### STORED DATA
■ ■ ■
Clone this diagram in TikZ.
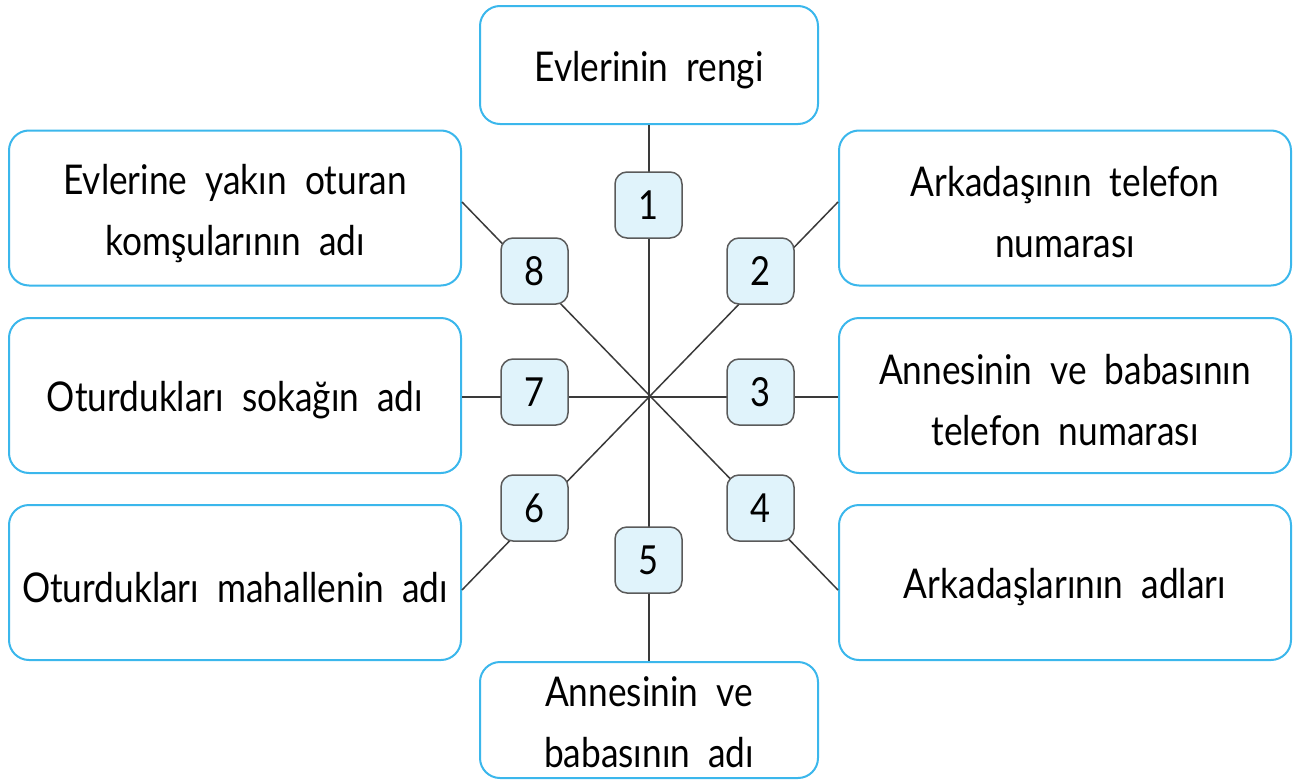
\documentclass[tikz,border=0pt]{standalone}
\usepackage{fontspec}
\setmainfont{Lato}[FakeStretch=0.86, WordSpace=2]
\definecolor{boxblue}{HTML}{3BB7EC}
\definecolor{numfill}{HTML}{E0F3FB}
\definecolor{numdraw}{HTML}{5A5A5A}
\definecolor{linecol}{HTML}{3A3A3A}
\begin{document}
\begin{tikzpicture}[x=1pt,y=-1pt,
  bigbox/.style={draw=boxblue, line width=2pt, rounded corners=20pt, fill=white,
    minimum width=452pt, minimum height=155pt, inner sep=0pt},
  midbox/.style={bigbox, minimum width=338pt, minimum height=118pt},
  lbl/.style={align=center, inner sep=0pt, font=\fontsize{41}{61}\selectfont},
  numbox/.style={draw=numdraw, line width=1.5pt, rounded corners=12pt, fill=numfill,
    minimum width=67pt, minimum height=66pt, inner sep=0pt,
    font=\fontsize{40}{40}\selectfont},
  spoke/.style={draw=linecol, line width=1.5pt}]
\useasboundingbox (0,0) rectangle (1298,779);
% boxes
\node[midbox] (T) at (649,65) {};
\node[midbox, minimum height=116pt] (B) at (649,720) {};
\node[bigbox] (L1) at (235,208) {};
\node[bigbox] (L2) at (235,395.5) {};
\node[bigbox] (L3) at (235,582.5) {};
\node[bigbox] (R1) at (1065,208) {};
\node[bigbox] (R2) at (1065,395.5) {};
\node[bigbox] (R3) at (1065,582.5) {};
% texts
\node[lbl] (Tt) at ([yshift=-5pt]T.center) {Evlerinin rengi};
\node[lbl] (Bt) at ([yshift=-2pt]B.center) {Annesinin ve\\babasının adı};
\node[lbl] (L1t) at ([yshift=-6pt]L1.center) {Evlerine yakın oturan\\komşularının adı};
\node[lbl] (L2t) at ([yshift=-5pt]L2.center) {Oturdukları sokağın adı};
\node[lbl] (L3t) at ([yshift=-5pt]L3.center) {Oturdukları mahallenin adı};
\node[lbl] (R1t) at ([yshift=-4pt]R1.center) {Arkadaşının telefon\\numarası};
\node[lbl] (R2t) at ([yshift=-5pt]R2.center) {Annesinin ve babasının\\telefon numarası};
\node[lbl] (R3t) at ([yshift=-5pt]R3.center) {Arkadaşlarının adları};
% spokes
\coordinate (c) at (649,397);
\coordinate (d1) at (L1.east |- 0,202);
\coordinate (d2) at (R1.west |- 0,202);
\coordinate (e1) at (L1.east |- 0,590);
\coordinate (e2) at (R1.west |- 0,590);
\draw[spoke] (T.south) -- (B.north);
\draw[spoke] (L2.east |- c) -- (R2.west |- c);
\draw[spoke] (d1) -- (e2);
\draw[spoke] (d2) -- (e1);
% number boxes
\node[numbox] (n1) at (648.5,205) {1};
\node[numbox] (n2) at (760.5,271) {2};
\node[numbox] (n3) at (760.5,392) {3};
\node[numbox] (n4) at (760.5,508) {4};
\node[numbox] (n5) at (648.5,560) {5};
\node[numbox] (n6) at (534.5,508) {6};
\node[numbox] (n7) at (534.5,392) {7};
\node[numbox] (n8) at (534.5,271) {8};
\end{tikzpicture}
\end{document}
■ ■ ■
### PROBLEM TO WORK ON
Transcribe the preceding listing in its entirety and with exact wording, leaving out pictures.

### FINAL RESULT
Clone this diagram in TikZ.
\documentclass[tikz,border=0pt]{standalone}
\usepackage{fontspec}
\setmainfont{Lato}[FakeStretch=0.86, WordSpace=2]
\definecolor{boxblue}{HTML}{3BB7EC}
\definecolor{numfill}{HTML}{E0F3FB}
\definecolor{numdraw}{HTML}{5A5A5A}
\definecolor{linecol}{HTML}{3A3A3A}
\begin{document}
\begin{tikzpicture}[x=1pt,y=-1pt,
  bigbox/.style={draw=boxblue, line width=2pt, rounded corners=20pt, fill=white,
    minimum width=452pt, minimum height=155pt, inner sep=0pt},
  midbox/.style={bigbox, minimum width=338pt, minimum height=118pt},
  lbl/.style={align=center, inner sep=0pt, font=\fontsize{41}{61}\selectfont},
  numbox/.style={draw=numdraw, line width=1.5pt, rounded corners=12pt, fill=numfill,
    minimum width=67pt, minimum height=66pt, inner sep=0pt,
    font=\fontsize{40}{40}\selectfont},
  spoke/.style={draw=linecol, line width=1.5pt}]
\useasboundingbox (0,0) rectangle (1298,779);
% boxes
\node[midbox] (T) at (649,65) {};
\node[midbox, minimum height=116pt] (B) at (649,720) {};
\node[bigbox] (L1) at (235,208) {};
\node[bigbox] (L2) at (235,395.5) {};
\node[bigbox] (L3) at (235,582.5) {};
\node[bigbox] (R1) at (1065,208) {};
\node[bigbox] (R2) at (1065,395.5) {};
\node[bigbox] (R3) at (1065,582.5) {};
% texts
\node[lbl] (Tt) at ([yshift=-5pt]T.center) {Evlerinin rengi};
\node[lbl] (Bt) at ([yshift=-2pt]B.center) {Annesinin ve\\babasının adı};
\node[lbl] (L1t) at ([yshift=-6pt]L1.center) {Evlerine yakın oturan\\komşularının adı};
\node[lbl] (L2t) at ([yshift=-5pt]L2.center) {Oturdukları sokağın adı};
\node[lbl] (L3t) at ([yshift=-5pt]L3.center) {Oturdukları mahallenin adı};
\node[lbl] (R1t) at ([yshift=-4pt]R1.center) {Arkadaşının telefon\\numarası};
\node[lbl] (R2t) at ([yshift=-5pt]R2.center) {Annesinin ve babasının\\telefon numarası};
\node[lbl] (R3t) at ([yshift=-5pt]R3.center) {Arkadaşlarının adları};
% spokes
\coordinate (c) at (649,397);
\coordinate (d1) at (L1.east |- 0,202);
\coordinate (d2) at (R1.west |- 0,202);
\coordinate (e1) at (L1.east |- 0,590);
\coordinate (e2) at (R1.west |- 0,590);
\draw[spoke] (T.south) -- (B.north);
\draw[spoke] (L2.east |- c) -- (R2.west |- c);
\draw[spoke] (d1) -- (e2);
\draw[spoke] (d2) -- (e1);
% number boxes
\node[numbox] (n1) at (648.5,205) {1};
\node[numbox] (n2) at (760.5,271) {2};
\node[numbox] (n3) at (760.5,392) {3};
\node[numbox] (n4) at (760.5,508) {4};
\node[numbox] (n5) at (648.5,560) {5};
\node[numbox] (n6) at (534.5,508) {6};
\node[numbox] (n7) at (534.5,392) {7};
\node[numbox] (n8) at (534.5,271) {8};
\end{tikzpicture}
\end{document}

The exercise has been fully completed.